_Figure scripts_
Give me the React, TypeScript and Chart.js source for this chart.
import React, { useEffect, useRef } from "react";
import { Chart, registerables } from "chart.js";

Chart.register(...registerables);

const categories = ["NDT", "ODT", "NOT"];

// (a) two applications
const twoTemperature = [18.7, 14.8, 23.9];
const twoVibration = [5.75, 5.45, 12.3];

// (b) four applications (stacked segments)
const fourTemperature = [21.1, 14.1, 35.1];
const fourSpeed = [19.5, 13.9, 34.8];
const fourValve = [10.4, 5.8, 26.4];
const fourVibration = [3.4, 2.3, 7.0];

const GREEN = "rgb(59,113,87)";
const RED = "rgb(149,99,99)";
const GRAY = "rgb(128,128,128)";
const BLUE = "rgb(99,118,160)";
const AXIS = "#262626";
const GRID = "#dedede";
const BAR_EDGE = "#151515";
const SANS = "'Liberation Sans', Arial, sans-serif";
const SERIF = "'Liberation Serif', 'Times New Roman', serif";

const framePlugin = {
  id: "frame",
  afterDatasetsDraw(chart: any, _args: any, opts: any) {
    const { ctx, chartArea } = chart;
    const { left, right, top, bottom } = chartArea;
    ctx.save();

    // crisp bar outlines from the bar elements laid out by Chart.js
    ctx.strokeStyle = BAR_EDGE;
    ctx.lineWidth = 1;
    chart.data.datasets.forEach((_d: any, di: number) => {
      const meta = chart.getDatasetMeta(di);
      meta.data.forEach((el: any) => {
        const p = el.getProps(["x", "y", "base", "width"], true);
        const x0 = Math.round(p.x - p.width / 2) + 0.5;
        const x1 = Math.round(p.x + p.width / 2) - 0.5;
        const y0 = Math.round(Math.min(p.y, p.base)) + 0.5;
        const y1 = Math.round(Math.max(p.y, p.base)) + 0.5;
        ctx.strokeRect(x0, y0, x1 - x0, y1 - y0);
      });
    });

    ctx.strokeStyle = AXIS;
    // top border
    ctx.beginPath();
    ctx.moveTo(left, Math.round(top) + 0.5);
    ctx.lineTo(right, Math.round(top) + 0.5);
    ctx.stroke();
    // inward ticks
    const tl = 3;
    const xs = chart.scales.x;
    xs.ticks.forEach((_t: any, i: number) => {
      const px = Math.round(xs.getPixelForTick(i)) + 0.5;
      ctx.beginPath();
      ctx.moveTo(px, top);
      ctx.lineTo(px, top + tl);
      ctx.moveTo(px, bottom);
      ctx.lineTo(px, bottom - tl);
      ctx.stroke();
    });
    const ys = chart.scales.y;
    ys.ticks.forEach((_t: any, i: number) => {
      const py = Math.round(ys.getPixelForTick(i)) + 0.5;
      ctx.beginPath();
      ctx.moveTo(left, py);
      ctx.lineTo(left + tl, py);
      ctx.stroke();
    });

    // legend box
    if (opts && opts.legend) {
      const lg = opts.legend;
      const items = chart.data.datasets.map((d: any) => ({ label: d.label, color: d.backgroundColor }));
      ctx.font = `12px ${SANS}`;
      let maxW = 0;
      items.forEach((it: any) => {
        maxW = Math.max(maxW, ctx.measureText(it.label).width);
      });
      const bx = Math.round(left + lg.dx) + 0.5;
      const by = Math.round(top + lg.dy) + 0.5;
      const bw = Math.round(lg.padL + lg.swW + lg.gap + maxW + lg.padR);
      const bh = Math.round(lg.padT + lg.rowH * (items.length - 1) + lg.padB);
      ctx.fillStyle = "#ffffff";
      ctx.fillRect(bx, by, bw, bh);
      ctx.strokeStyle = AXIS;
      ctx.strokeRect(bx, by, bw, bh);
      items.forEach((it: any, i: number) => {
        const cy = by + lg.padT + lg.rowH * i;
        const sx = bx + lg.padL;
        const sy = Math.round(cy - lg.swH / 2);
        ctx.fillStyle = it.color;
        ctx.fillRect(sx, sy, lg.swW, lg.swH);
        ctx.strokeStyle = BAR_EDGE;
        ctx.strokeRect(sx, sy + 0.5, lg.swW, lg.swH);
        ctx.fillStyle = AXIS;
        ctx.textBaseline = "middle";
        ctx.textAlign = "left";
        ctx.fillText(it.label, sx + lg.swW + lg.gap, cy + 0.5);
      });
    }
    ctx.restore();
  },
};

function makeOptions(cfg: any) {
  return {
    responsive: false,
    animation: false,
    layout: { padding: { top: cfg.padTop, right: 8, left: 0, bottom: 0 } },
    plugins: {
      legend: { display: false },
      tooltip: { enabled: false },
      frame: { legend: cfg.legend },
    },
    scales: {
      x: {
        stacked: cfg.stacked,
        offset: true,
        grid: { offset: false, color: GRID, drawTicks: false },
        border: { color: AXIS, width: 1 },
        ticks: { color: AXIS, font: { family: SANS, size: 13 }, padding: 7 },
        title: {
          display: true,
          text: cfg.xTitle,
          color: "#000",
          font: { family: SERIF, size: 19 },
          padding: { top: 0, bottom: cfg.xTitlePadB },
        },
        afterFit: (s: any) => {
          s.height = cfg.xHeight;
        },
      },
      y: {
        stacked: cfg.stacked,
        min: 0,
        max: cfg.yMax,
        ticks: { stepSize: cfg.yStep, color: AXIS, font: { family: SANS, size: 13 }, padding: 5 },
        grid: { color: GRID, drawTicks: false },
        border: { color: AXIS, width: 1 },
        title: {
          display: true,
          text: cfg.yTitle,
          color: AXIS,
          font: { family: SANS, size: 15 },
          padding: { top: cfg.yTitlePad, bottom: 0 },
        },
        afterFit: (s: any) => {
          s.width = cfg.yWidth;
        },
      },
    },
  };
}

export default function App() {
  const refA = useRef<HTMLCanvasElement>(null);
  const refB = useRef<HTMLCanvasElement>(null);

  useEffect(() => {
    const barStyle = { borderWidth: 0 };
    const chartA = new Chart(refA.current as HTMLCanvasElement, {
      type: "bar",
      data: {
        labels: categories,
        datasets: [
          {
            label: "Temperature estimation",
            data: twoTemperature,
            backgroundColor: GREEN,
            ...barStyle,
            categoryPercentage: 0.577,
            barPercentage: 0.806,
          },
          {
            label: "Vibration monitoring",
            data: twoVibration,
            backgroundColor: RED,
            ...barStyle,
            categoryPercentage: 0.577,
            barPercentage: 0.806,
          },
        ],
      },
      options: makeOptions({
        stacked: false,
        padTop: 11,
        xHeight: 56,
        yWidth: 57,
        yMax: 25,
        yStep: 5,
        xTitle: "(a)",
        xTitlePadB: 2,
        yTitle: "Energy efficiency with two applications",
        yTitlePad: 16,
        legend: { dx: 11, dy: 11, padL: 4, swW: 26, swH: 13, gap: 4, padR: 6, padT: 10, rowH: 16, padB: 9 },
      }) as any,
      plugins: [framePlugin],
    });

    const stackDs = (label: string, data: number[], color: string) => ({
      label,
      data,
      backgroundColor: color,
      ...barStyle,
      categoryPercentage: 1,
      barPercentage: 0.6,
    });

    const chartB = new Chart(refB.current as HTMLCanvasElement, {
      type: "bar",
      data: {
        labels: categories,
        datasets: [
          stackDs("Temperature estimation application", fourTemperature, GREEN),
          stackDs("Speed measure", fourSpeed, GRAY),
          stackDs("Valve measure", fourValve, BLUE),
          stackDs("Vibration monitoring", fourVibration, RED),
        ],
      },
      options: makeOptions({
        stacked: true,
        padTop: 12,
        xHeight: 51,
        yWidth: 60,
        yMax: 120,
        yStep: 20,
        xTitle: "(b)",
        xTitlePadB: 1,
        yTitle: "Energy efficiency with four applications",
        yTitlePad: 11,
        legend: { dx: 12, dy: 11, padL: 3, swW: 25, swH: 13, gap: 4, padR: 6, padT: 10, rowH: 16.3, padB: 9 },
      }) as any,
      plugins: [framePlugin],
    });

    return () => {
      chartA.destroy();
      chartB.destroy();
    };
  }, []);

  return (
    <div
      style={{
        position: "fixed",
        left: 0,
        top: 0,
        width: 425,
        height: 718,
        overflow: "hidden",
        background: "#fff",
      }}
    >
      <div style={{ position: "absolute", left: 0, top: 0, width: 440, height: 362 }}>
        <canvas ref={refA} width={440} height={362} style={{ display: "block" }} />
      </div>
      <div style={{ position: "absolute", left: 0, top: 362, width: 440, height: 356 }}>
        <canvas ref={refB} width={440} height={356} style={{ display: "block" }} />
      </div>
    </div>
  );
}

==

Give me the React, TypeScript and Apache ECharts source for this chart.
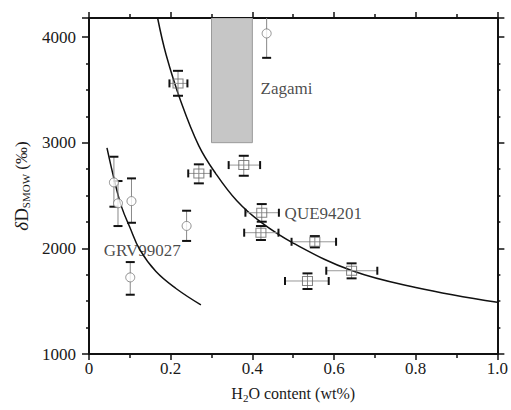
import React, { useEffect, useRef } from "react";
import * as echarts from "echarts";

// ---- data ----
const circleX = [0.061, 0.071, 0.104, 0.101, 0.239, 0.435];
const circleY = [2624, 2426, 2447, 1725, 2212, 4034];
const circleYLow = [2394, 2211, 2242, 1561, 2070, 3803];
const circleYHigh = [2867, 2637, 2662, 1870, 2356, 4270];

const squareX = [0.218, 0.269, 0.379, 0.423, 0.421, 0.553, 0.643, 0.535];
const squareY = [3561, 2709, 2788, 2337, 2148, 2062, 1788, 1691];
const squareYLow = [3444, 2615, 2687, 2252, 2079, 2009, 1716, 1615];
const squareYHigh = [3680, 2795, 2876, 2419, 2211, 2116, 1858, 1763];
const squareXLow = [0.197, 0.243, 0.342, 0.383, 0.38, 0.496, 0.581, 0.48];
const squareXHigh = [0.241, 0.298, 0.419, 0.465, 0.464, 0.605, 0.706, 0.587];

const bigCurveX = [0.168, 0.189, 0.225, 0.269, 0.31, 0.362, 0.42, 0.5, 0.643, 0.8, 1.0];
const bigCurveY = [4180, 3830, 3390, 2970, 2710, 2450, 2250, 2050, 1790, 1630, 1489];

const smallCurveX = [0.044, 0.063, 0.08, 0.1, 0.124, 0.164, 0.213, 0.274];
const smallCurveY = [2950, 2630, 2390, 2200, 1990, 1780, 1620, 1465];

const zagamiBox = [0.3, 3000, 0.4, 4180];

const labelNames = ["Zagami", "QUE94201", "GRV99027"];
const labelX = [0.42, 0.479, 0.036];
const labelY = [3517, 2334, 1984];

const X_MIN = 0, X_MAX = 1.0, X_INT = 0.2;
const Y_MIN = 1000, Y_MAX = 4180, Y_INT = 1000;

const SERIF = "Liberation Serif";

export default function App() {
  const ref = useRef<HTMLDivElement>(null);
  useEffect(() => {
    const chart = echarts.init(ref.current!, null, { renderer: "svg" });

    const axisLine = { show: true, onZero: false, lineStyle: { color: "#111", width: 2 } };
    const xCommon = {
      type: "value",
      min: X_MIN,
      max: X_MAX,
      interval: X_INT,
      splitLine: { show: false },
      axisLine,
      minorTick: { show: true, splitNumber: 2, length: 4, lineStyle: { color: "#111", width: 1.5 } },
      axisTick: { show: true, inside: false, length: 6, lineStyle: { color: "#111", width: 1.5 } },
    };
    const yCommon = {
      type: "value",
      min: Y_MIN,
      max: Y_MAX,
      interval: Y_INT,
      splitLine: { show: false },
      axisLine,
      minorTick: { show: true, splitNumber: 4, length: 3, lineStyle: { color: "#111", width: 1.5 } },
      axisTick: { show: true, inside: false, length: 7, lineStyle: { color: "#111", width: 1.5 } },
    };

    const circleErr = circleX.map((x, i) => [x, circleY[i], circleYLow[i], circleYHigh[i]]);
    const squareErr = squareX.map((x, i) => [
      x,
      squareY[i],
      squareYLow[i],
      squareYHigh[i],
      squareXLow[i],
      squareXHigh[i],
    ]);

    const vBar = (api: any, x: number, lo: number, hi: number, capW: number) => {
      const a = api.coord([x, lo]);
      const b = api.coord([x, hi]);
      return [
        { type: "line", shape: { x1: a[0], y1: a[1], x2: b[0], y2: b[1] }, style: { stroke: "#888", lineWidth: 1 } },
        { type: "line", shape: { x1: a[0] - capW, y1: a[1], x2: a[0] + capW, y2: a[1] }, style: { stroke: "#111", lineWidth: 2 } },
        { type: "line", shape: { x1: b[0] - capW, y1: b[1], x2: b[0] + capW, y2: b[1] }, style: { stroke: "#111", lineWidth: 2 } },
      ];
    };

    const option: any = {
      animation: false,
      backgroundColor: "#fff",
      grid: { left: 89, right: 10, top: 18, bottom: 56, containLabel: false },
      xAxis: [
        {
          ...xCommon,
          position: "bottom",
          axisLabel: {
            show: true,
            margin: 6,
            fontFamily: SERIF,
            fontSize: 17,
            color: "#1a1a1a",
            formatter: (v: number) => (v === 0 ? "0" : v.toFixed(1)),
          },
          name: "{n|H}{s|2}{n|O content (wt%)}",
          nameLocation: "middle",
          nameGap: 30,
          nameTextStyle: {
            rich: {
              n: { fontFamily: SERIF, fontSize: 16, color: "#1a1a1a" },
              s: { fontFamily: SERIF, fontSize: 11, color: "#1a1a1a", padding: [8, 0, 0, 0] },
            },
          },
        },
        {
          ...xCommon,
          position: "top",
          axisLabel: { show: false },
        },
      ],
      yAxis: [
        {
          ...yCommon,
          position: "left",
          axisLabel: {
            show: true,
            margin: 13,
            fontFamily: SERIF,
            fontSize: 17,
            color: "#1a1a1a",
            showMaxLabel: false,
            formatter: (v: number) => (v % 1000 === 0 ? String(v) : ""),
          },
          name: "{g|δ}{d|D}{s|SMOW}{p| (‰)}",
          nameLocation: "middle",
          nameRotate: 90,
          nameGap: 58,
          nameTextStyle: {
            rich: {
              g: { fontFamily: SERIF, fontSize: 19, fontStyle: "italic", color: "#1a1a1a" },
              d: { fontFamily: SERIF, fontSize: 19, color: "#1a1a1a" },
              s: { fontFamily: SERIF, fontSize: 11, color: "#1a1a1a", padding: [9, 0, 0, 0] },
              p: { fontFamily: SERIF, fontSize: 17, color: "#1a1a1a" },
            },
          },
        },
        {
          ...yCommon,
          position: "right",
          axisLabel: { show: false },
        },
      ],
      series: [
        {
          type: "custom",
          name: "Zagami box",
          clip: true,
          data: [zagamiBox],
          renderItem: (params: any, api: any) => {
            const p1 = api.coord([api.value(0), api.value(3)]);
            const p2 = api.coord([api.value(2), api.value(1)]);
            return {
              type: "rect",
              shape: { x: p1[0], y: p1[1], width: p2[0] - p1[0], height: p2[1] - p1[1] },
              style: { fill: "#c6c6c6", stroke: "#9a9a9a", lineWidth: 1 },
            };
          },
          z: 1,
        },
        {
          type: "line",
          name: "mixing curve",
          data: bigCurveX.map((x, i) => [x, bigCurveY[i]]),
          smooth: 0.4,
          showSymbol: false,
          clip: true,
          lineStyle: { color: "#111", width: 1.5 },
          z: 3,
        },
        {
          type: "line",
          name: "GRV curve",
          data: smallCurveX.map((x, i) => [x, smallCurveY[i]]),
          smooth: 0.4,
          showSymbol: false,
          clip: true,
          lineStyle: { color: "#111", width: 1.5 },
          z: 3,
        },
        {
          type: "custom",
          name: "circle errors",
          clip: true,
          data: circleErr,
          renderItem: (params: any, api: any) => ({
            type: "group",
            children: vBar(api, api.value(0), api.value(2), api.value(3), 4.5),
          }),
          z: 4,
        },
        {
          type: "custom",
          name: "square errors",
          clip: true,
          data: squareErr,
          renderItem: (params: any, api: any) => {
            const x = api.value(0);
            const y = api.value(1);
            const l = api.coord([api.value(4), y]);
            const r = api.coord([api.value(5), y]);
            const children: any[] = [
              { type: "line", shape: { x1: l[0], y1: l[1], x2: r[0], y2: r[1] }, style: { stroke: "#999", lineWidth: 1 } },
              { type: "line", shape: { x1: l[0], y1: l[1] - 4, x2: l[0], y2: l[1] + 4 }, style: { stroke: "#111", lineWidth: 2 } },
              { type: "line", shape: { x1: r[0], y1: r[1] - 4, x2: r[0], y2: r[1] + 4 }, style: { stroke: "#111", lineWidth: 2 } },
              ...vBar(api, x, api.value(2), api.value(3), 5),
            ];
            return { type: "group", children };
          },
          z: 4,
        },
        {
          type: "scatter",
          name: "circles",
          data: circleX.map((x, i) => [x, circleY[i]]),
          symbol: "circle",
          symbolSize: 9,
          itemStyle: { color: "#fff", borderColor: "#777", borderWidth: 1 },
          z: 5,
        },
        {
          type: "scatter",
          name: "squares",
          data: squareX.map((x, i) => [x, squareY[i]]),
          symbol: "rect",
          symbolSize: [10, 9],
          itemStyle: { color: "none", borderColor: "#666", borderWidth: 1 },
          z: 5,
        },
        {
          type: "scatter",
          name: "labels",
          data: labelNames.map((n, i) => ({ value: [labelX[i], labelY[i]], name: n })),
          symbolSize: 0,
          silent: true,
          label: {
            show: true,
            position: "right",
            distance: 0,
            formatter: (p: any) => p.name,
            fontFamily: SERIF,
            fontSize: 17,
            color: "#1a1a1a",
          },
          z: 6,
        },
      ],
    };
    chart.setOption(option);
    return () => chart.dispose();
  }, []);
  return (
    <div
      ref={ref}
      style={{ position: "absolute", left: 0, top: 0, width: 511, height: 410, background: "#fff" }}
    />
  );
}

_What you will do_
Please quote only the span of lines whose first line contains "Give me the React, TypeScript and Apache" and whose last line contains "import * as", leaving every picture out.

_Completed task_
Give me the React, TypeScript and Apache ECharts source for this chart.
import React, { useEffect, useRef } from "react";
import * as echarts from "echarts";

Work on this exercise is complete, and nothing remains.